A bottleneck refers to a point of congestion in a system, typically a place of limited resources, where workflow is prone to slow.
- For more information on bottlenecks see wikipedia.
Archivematica uses it's distributed, multi processing MCP system to mitigate the traditional problems of a processing system. However, this places higher importance on two other bottlenecks: Network and Disk activity.
In Archivematica processing, networking comes into play for two key reasons:
- distributing tasks
- central file store accessed over the network
Distributing the tasks and getting the results is fairly light traffic on the network, but if the network is congested, it will hurt the performance of the system by slowing task assignment and results.
We are currently investigating distributed file systems, to avert some of the delay of accessing files remotely. See below.

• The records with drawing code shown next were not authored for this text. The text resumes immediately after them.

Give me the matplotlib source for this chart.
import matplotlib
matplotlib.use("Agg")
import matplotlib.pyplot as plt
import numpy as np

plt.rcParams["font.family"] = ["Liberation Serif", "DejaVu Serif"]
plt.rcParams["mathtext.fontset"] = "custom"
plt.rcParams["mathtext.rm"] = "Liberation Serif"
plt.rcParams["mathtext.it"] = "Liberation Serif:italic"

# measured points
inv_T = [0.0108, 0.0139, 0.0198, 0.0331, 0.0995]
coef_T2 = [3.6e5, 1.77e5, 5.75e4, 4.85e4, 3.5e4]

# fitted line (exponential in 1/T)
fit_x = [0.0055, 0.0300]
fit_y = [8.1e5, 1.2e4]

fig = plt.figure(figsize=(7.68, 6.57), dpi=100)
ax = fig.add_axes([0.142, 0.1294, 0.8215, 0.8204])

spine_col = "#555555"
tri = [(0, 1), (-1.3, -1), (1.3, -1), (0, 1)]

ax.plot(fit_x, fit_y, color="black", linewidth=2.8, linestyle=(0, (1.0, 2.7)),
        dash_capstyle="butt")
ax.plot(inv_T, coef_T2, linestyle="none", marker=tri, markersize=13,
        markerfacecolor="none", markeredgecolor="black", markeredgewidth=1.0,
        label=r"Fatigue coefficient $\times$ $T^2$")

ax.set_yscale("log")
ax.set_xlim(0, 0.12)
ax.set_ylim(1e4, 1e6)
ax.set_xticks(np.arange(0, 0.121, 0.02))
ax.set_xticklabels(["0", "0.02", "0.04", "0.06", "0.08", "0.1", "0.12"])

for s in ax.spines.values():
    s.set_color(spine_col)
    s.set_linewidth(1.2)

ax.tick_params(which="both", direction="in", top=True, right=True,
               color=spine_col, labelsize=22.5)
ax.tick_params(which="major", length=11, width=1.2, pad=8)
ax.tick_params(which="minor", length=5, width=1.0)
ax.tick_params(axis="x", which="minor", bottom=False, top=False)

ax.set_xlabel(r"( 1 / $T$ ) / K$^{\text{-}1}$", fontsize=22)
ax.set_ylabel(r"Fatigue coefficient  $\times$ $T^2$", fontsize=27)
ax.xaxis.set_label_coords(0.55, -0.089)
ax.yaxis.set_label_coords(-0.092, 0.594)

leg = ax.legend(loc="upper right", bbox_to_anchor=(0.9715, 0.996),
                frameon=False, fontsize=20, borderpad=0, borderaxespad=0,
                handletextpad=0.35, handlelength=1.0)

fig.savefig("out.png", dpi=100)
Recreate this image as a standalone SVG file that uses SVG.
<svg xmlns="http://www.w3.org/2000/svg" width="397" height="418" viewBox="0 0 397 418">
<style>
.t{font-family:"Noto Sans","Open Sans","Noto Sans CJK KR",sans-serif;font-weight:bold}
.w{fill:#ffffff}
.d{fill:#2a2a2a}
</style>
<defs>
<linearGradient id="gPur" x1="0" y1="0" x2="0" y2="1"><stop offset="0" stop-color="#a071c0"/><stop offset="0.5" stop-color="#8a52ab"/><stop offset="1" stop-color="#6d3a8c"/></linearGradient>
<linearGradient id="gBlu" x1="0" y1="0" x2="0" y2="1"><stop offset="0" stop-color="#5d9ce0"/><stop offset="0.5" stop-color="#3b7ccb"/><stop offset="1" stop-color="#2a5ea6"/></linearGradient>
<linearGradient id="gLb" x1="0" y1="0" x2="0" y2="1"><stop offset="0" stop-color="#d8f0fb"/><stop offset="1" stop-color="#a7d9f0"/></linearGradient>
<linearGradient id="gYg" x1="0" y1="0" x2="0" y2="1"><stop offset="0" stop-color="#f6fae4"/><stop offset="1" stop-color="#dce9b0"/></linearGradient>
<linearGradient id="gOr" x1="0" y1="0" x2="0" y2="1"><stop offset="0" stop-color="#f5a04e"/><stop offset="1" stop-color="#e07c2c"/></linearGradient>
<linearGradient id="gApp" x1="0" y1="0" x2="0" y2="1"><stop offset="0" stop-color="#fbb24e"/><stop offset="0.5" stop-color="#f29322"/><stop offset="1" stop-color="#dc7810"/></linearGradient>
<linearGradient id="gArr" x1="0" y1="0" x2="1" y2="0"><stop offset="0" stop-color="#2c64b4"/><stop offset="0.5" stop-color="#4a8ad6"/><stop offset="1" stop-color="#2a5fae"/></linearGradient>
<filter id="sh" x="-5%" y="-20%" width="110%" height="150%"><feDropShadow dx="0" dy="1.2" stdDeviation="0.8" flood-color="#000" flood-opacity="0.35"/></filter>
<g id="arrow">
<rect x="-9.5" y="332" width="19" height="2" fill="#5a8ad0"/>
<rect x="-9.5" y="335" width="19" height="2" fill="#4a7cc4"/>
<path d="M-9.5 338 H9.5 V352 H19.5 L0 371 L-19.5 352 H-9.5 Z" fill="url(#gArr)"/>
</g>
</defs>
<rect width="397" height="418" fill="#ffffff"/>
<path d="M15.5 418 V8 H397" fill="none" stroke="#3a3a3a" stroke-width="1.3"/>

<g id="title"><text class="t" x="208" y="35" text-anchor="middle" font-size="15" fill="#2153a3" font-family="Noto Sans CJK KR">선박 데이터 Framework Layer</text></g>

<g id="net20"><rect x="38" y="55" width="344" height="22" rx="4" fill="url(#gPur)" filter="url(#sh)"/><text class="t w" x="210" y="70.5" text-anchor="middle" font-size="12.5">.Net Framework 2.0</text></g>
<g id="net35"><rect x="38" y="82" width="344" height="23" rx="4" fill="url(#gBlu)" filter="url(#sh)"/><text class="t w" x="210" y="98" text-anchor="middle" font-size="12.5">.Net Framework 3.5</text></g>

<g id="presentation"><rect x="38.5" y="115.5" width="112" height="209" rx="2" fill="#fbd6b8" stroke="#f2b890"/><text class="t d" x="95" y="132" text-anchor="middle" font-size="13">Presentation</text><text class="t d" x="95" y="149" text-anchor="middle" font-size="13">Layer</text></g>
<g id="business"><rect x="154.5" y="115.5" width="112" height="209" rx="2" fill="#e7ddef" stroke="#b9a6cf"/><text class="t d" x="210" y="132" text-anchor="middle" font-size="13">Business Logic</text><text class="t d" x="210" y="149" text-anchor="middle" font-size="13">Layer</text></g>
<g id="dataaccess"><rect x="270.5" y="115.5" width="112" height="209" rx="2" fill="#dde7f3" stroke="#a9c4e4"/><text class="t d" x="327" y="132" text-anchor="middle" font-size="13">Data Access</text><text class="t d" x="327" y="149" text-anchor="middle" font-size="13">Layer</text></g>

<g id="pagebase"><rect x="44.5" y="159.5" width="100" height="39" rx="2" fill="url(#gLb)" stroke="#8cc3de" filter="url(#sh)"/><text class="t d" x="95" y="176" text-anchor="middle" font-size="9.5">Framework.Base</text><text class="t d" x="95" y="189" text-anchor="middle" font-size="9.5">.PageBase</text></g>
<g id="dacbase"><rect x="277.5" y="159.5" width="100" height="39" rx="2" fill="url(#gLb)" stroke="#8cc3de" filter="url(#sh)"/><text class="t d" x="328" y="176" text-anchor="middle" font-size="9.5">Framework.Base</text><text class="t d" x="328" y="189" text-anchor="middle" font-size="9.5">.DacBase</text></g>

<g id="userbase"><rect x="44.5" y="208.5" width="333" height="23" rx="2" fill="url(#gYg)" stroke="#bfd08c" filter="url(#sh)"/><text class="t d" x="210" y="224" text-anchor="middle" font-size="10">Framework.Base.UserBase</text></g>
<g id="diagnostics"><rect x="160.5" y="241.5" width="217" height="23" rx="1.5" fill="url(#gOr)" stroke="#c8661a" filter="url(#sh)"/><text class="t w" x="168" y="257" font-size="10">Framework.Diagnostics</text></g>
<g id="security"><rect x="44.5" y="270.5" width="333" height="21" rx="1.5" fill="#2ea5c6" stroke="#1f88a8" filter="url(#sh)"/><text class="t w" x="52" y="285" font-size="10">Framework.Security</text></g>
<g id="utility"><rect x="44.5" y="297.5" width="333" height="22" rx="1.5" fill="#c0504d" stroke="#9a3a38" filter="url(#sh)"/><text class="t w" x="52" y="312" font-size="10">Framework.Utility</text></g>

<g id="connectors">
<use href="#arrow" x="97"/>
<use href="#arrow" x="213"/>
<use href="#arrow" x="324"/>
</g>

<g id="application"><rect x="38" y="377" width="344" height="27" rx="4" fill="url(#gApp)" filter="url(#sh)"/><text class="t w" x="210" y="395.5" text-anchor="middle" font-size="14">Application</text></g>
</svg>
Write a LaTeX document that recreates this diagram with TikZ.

Hard drive access is one of the key bottlenecks in the Archivematica system. All of the operations performed on the objects require reading of the objects from the drive. There are a number of ways to improve disk read performance in a system.
RAID (redundant array of inexpensive disks) is a way of distributing the load of a file system on a set of drives. There are various forms of RAID, with different levels of redundancy.
- For more information on RAIDs see wikipedia.
Distributed File System
Distributed file systems are arguably a sub-set of RAIDs. They are distributed over multiple machines, to form a single file system. This has the potential to lighten the Network load for processing.
We are looking at using a distributed file system with archivematica. See Issue 669.
Ceph is a distributed file system, which is currently (July 2011) under alpha development. They have a beta 1.0 release scheduled for release 08/21/2011 see their roadmap.